• Charts and diagrams as code
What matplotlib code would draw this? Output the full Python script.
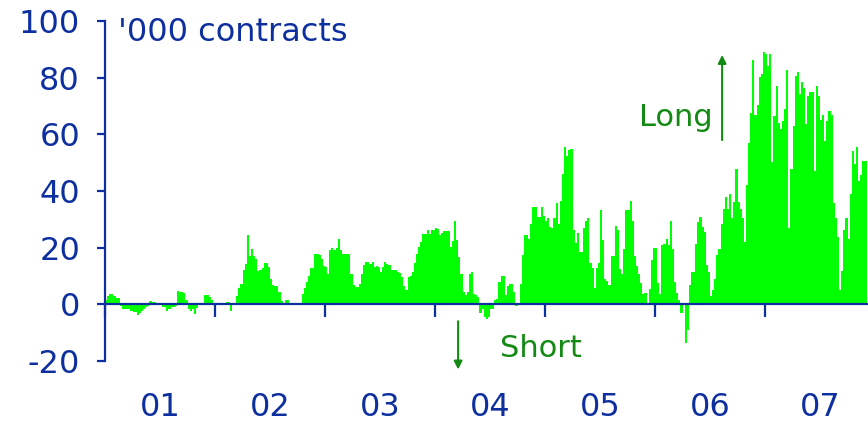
import matplotlib
matplotlib.use("Agg")
import matplotlib.pyplot as plt
import numpy as np

plt.rcParams["axes.unicode_minus"] = False

# weekly net positions, '000 contracts
pos_2001 = [1.5, 3.0, 3.6, 3.6, 3.0, 2.1, 2.1, -0.5, -1.6, -1.6, -1.6, -1.6, -2.4,
            -2.8, -2.8, -3.6, -3.2, -2.2, -1.6, -1.0, -0.5, 1.3, 1.0, 0.7, 0.4, 0.2,
            0.1, -0.8, -1.0, -2.5, -1.8, -1.0, -0.8, -0.5, 4.8, 4.5, 4.2, 4.0, 1.5,
            -1.5, -2.2, -1.5, -3.4, -1.4, 0.6, 0.6, 0.4, 3.4, 3.2, 2.5, 1.5, 0.2]
pos_2002 = [0, 0, 0, 0, 0.3, 0.7, 0.7, -2.5, 0, 0, 3.0, 5.8, 7.2, 12.2, 14.4, 24.4,
            17.0, 19.4, 17.0, 15.9, 11.7, 12.2, 12.8, 14.5, 14.5, 13.2, 9.1, 6.7, 6.5,
            6.5, 4.4, 1.1, 0.2, 1.4, 1.4, 0.6, 0, 0.6, 0.2, 0.4, 0, 3.5, 5.8, 8.0,
            10.0, 12.8, 12.8, 17.9, 17.9, 17.3, 16.1, 13.5]
pos_2003 = [13.2, 10.8, 19.3, 20.0, 19.3, 20.0, 22.9, 19.3, 17.9, 17.9, 17.9, 17.9,
            10.6, 6.7, 6.1, 6.1, 7.3, 10.8, 13.8, 15.0, 15.0, 14.4, 15.0, 13.2, 13.4,
            13.2, 11.4, 13.2, 15.0, 14.4, 13.8, 12.0, 12.2, 12.0, 11.4, 11.1, 9.7, 6.4,
            4.9, 9.7, 9.9, 11.4, 14.6, 17.9, 20.3, 22.0, 24.7, 24.7, 26.1, 24.7, 26.1,
            26.1]
pos_2004 = [27.1, 26.7, 24.4, 25.0, 25.9, 25.9, 25.9, 20.3, 22.4, 29.4, 22.6, 16.7,
            10.8, 4.4, 3.2, 4.4, 10.8, 11.4, 3.8, 3.2, 2.6, -3.1, -1.5, -4.5, -5.1,
            -4.5, -1.5, -1.5, 1.4, 2.0, 7.9, 9.9, 9.9, 3.2, 6.4, 7.3, 7.3, 4.4, -0.7,
            0.5, 7.3, 17.3, 24.4, 24.4, 22.9, 28.5, 34.4, 34.4, 30.9, 30.9, 34.4, 31.1]
pos_2005 = [29.4, 30.6, 27.3, 26.9, 30.6, 35.6, 28.3, 36.5, 45.9, 55.6, 52.4, 54.4,
            54.8, 26.1, 21.8, 25.3, 18.3, 18.3, 26.9, 29.4, 30.4, 14.7, 13.0, 5.9, 13.0,
            14.7, 33.2, 22.6, 8.8, 8.2, 6.8, 17.1, 17.1, 27.7, 26.1, 12.4, 10.8, 19.4,
            33.2, 33.2, 36.3, 29.4, 17.1, 13.5, 10.6, 7.7, 3.5, 4.1, 0.2, 5.3, 15.5,
            19.8]
pos_2006 = [19.9, 7.7, 3.8, 20.8, 21.4, 23.2, 20.8, 29.3, 19.7, 7.9, 4.1, 1.4, -3.1,
            0.5, -13.7, -9.2, 6.9, 11.4, 11.4, 21.4, 29.1, 30.9, 27.3, 25.6, 13.8,
            11.4, 2.9, 4.9, 9.1, 17.3, 19.7, 28.5, 33.8, 37.9, 33.8, 39.1, 30.3, 36.2,
            47.9, 36.2, 33.8, 30.3, 22.0, 42.0, 56.8, 67.4, 86.2, 66.8, 70.3, 80.3,
            81.2, 88.9]
pos_2007 = [88.3, 84.2, 88.3, 50.1, 66.3, 77.1, 64.0, 61.8, 64.8, 69.1, 82.8, 27.1,
            47.7, 62.8, 80.7, 82.1, 74.2, 78.6, 76.2, 63.6, 73.4, 74.8, 74.8, 47.1,
            76.9, 73.6, 65.1, 66.8, 57.7, 64.8, 68.3, 66.8, 35.9, 30.6, 23.6, 5.1, 11.8,
            26.3, 30.3, 23.0, 39.1, 54.2, 49.5, 55.7, 43.6, 45.6, 50.6, 50.6]

years = [2001, 2002, 2003, 2004, 2005, 2006, 2007]
year_labels = ["01", "02", "03", "04", "05", "06", "07"]
series = [pos_2001, pos_2002, pos_2003, pos_2004, pos_2005, pos_2006, pos_2007]

BLUE = "#0d2f9f"
GREEN_TEXT = "#138a13"
BAR = "#00ff00"

x = np.concatenate([yr + np.arange(len(v)) / 52.0 for yr, v in zip(years, series)])
y = np.concatenate([np.asarray(v, dtype=float) for v in series])

fig = plt.figure(figsize=(8.68, 4.25), dpi=100)
ax = fig.add_axes([105 / 868, 1 - 361 / 425, 763 / 868, 340 / 425])

ax.bar(x, y, width=1 / 52.0, align="edge", color=BAR, linewidth=0)

ax.set_xlim(2001, 2007.936)
ax.set_ylim(-20, 100)

for side in ("top", "right"):
    ax.spines[side].set_visible(False)
ax.spines["bottom"].set_position(("data", 0))
for side in ("left", "bottom"):
    ax.spines[side].set_color(BLUE)
    ax.spines[side].set_linewidth(1.6)
    ax.spines[side].set_zorder(5)

ax.set_yticks([-20, 0, 20, 40, 60, 80, 100])
ax.tick_params(axis="y", colors=BLUE, labelsize=23, length=6, width=1.6,
               direction="out", pad=12)
ax.set_xticks(years)
ax.set_xticklabels([])
ax.set_xticks([yr + 0.5 for yr in years], minor=True)
ax.set_xticklabels(year_labels, minor=True)
ax.tick_params(axis="x", which="major", colors=BLUE, length=9, width=1.6, direction="out")
ax.tick_params(axis="x", which="minor", colors=BLUE, labelsize=23, length=0, pad=63)

ax.text(2001.12, 95.8, "'000 contracts", color=BLUE, fontsize=23, ha="left", va="center")

ax.text(2006.52, 66, "Long", color=GREEN_TEXT, fontsize=22, ha="right", va="center")
ax.annotate("", xy=(2006.61, 89), xytext=(2006.61, 57),
            arrowprops=dict(arrowstyle="-|>", color=GREEN_TEXT, lw=1.5, mutation_scale=12))

ax.text(2004.59, -15.5, "Short", color=GREEN_TEXT, fontsize=22, ha="left", va="center")
ax.annotate("", xy=(2004.21, -24), xytext=(2004.21, -5),
            arrowprops=dict(arrowstyle="-|>", color=GREEN_TEXT, lw=1.5, mutation_scale=12),
            annotation_clip=False)

fig.savefig("out.png", dpi=100)
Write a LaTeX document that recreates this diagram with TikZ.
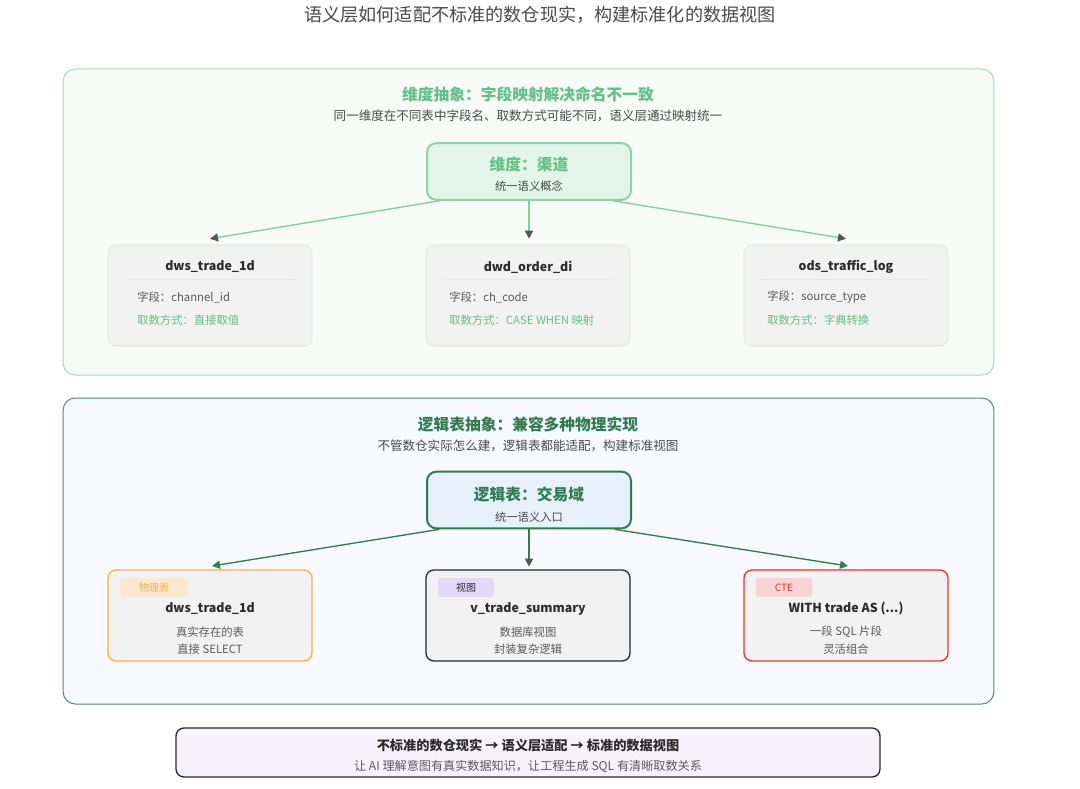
\documentclass[tikz,border=0pt]{standalone}
\usepackage{fontspec}
\setmainfont{Noto Sans CJK SC}
\usepackage{xcolor}
\usetikzlibrary{arrows.meta}

\definecolor{inkdark}{HTML}{2B2B2B}
\definecolor{inkmid}{HTML}{4A4A4A}
\definecolor{inkbody}{HTML}{5A5A5A}
\definecolor{dimgreen}{HTML}{62C184}
\definecolor{dimline}{HTML}{7FD09A}
\definecolor{dimborder}{HTML}{A3DDB5}
\definecolor{dimfill}{HTML}{F6FBF8}
\definecolor{dimcorefill}{HTML}{E3F5E9}
\definecolor{dimcoreborder}{HTML}{8ED3A6}
\definecolor{logicgreen}{HTML}{2F7D4F}
\definecolor{logicborder}{HTML}{4E9068}
\definecolor{logicfill}{HTML}{F8F9FD}
\definecolor{logiccorefill}{HTML}{E8F0FC}
\definecolor{tabfill}{HTML}{F2F2F2}
\definecolor{tabborder}{HTML}{DEDEDE}
\definecolor{tipgray}{HTML}{555555}
\definecolor{physorange}{HTML}{F3B544}
\definecolor{physfill}{HTML}{FBE6CE}
\definecolor{viewpurple}{HTML}{E2D9F6}
\definecolor{ctered}{HTML}{E8352F}
\definecolor{ctefill}{HTML}{F8D3D3}
\definecolor{bottomfill}{HTML}{F6F3FD}

\begin{document}
\begin{tikzpicture}[x=0.75pt,y=-0.75pt,thin]
    \tikzset{
        panel/.style={rounded corners=9pt, line width=0.75pt, minimum width=698pt, minimum height=229.5pt},
        core/.style={rounded corners=7pt, line width=1.5pt, minimum width=153pt, minimum height=42.5pt},
        tab/.style={rounded corners=6pt, fill=tabfill, minimum width=153pt},
        tag/.style={rounded corners=2pt, minimum width=#1, minimum height=14pt, font=\fontsize{7.5}{9}\selectfont},
        txt/.style={inner sep=0pt, text=inkbody, font=\fontsize{8.5}{10}\selectfont},
        tabtitle/.style={inner sep=0pt, text=inkdark, font=\fontsize{9.3}{11}\selectfont\bfseries},
        dimarrow/.style={-{Triangle[length=6pt,width=6pt,color=tipgray]}, draw=dimline, line width=1pt},
        logicarrow/.style={-{Triangle[length=6pt,width=6pt]}, draw=logicgreen, line width=1pt}
    }

    \useasboundingbox (0,0) rectangle (1080,788);
    \fill[white] (0,0) rectangle (1080,788);

    \node[inner sep=0pt, text=inkmid, font=\fontsize{13.6}{15}\selectfont] (title) at (540,15) {语义层如何适配不标准的数仓现实，构建标准化的数据视图};

    % dimension panel
    \node[panel, draw=dimborder, fill=dimfill] (dimpanel) at (528.5,222) {};
    \node[inner sep=0pt, text=dimgreen, font=\fontsize{11.8}{14}\selectfont\bfseries] (dimhead) at (528,94) {维度抽象：字段映射解决命名不一致};
    \node[txt, text=inkmid, font=\fontsize{9.4}{11}\selectfont] (dimsub) at (528,116) {同一维度在不同表中字段名、取数方式可能不同，语义层通过映射统一};

    \node[core, draw=dimcoreborder, fill=dimcorefill] (dimcore) at (529,171.5) {};
    \node[inner sep=0pt, text=dimgreen, font=\fontsize{11.8}{14}\selectfont\bfseries] (dimcorename) at (529,165) {维度：渠道};
    \node[txt, text=inkmid] (dimcoresub) at (529,186) {统一语义概念};

    \node[tab, draw=tabborder, minimum height=75.75pt] (dimtaba) at (210,295.5) {};
    \node[tab, draw=tabborder, minimum height=75.75pt] (dimtabb) at (528,295.5) {};
    \node[tab, draw=tabborder, minimum height=75.75pt] (dimtabc) at (846,295.5) {};

    \node[tabtitle] (dimnamea) at (210,267) {dws\_trade\_1d};
    \node[tabtitle] (dimnameb) at (528,267) {dwd\_order\_di};
    \node[tabtitle] (dimnamec) at (846,267) {ods\_traffic\_log};

    \draw[draw=tabborder!70] (125,279) -- (295,279);
    \draw[draw=tabborder!70] (443,279) -- (613,279);
    \draw[draw=tabborder!70] (761,279) -- (931,279);

    \node[txt, anchor=west] (dimfielda) at (137,297) {字段：channel\_id};
    \node[txt, anchor=west] (dimfieldb) at (449,297) {字段：ch\_code};
    \node[txt, anchor=west] (dimfieldc) at (767,297) {字段：source\_type};
    \node[txt, anchor=west, text=dimgreen] (dimwaya) at (137,320) {取数方式：直接取值};
    \node[txt, anchor=west, text=dimgreen] (dimwayb) at (449,320) {取数方式：CASE WHEN 映射};
    \node[txt, anchor=west, text=dimgreen] (dimwayc) at (767,320) {取数方式：字典转换};

    \draw[dimarrow] ([xshift=10pt]dimcore.south west) -- ([yshift=4.5pt]dimtaba.north);
    \draw[dimarrow] (dimcore.south) -- ([xshift=0.75pt,yshift=4.5pt]dimtabb.north);
    \draw[dimarrow] ([xshift=-14pt]dimcore.south east) -- ([yshift=4.5pt]dimtabc.north);

    % logic table panel
    \node[panel, draw=logicborder, fill=logicfill] (logicpanel) at (528.5,551) {};
    \node[inner sep=0pt, text=logicgreen, font=\fontsize{11.8}{14}\selectfont\bfseries] (logichead) at (528,424) {逻辑表抽象：兼容多种物理实现};
    \node[txt, text=inkmid, font=\fontsize{9.4}{11}\selectfont] (logicsub) at (528,446) {不管数仓实际怎么建，逻辑表都能适配，构建标准视图};

    \node[core, draw=logicgreen, fill=logiccorefill] (logiccore) at (529,500) {};
    \node[inner sep=0pt, text=logicgreen, font=\fontsize{11.8}{14}\selectfont\bfseries] (logiccorename) at (529,494) {逻辑表：交易域};
    \node[txt, text=inkmid] (logiccoresub) at (529,517) {统一语义入口};

    \node[tab, draw=physorange, line width=1pt, minimum height=68.25pt] (phystab) at (210,615.5) {};
    \node[tab, draw=inkdark, line width=1pt, minimum height=68.25pt] (viewtab) at (528,615.5) {};
    \node[tab, draw=ctered, line width=1pt, minimum height=68.25pt] (ctetab) at (846,615.5) {};

    \node[tag=51pt, fill=physfill, text=physorange] (phystag) at (154,587.5) {物理表};
    \node[tag=42pt, fill=viewpurple, text=inkdark] (viewtag) at (466,587.5) {视图};
    \node[tag=42pt, fill=ctefill, text=ctered] (ctetag) at (784,587.5) {CTE};

    \node[tabtitle] (physname) at (210,609) {dws\_trade\_1d};
    \node[tabtitle] (viewname) at (528,609) {v\_trade\_summary};
    \node[tabtitle] (ctename) at (846,609) {WITH trade AS (...)};

    \node[txt] (physlinea) at (210,632) {真实存在的表};
    \node[txt] (physlineb) at (210,649) {直接 SELECT};
    \node[txt] (viewlinea) at (528,632) {数据库视图};
    \node[txt] (viewlineb) at (528,649) {封装复杂逻辑};
    \node[txt] (ctelinea) at (846,632) {一段 SQL 片段};
    \node[txt] (ctelineb) at (846,649) {灵活组合};

    \draw[logicarrow] ([xshift=10pt]logiccore.south west) -- ([xshift=1.5pt,yshift=2.5pt]phystab.north);
    \draw[logicarrow, -{Triangle[length=6pt,width=6pt,color=tipgray]}] (logiccore.south) -- ([xshift=0.75pt,yshift=2pt]viewtab.north);
    \draw[logicarrow] ([xshift=-13pt]logiccore.south east) -- ([xshift=1.5pt,yshift=2.5pt]ctetab.north);

    % summary
    \node[rounded corners=6pt, draw=inkdark, line width=1pt, fill=bottomfill, minimum width=528pt, minimum height=36.75pt] (summary) at (528,752.5) {};
    \node[inner sep=0pt, text=inkdark, font=\fontsize{9.9}{11}\selectfont\bfseries] (summaryhead) at (528,745) {不标准的数仓现实 → 语义层适配 → 标准的数据视图};
    \node[txt, font=\fontsize{9.1}{10}\selectfont] (summarysub) at (528,766) {让 AI 理解意图有真实数据知识，让工程生成 SQL 有清晰取数关系};
\end{tikzpicture}
\end{document}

• Goal
Collect the complete line wherever the string "matplotlib" appears in the records.

• Solution
What matplotlib code would draw this? Output the full Python script.
import matplotlib
matplotlib.use("Agg")
import matplotlib.pyplot as plt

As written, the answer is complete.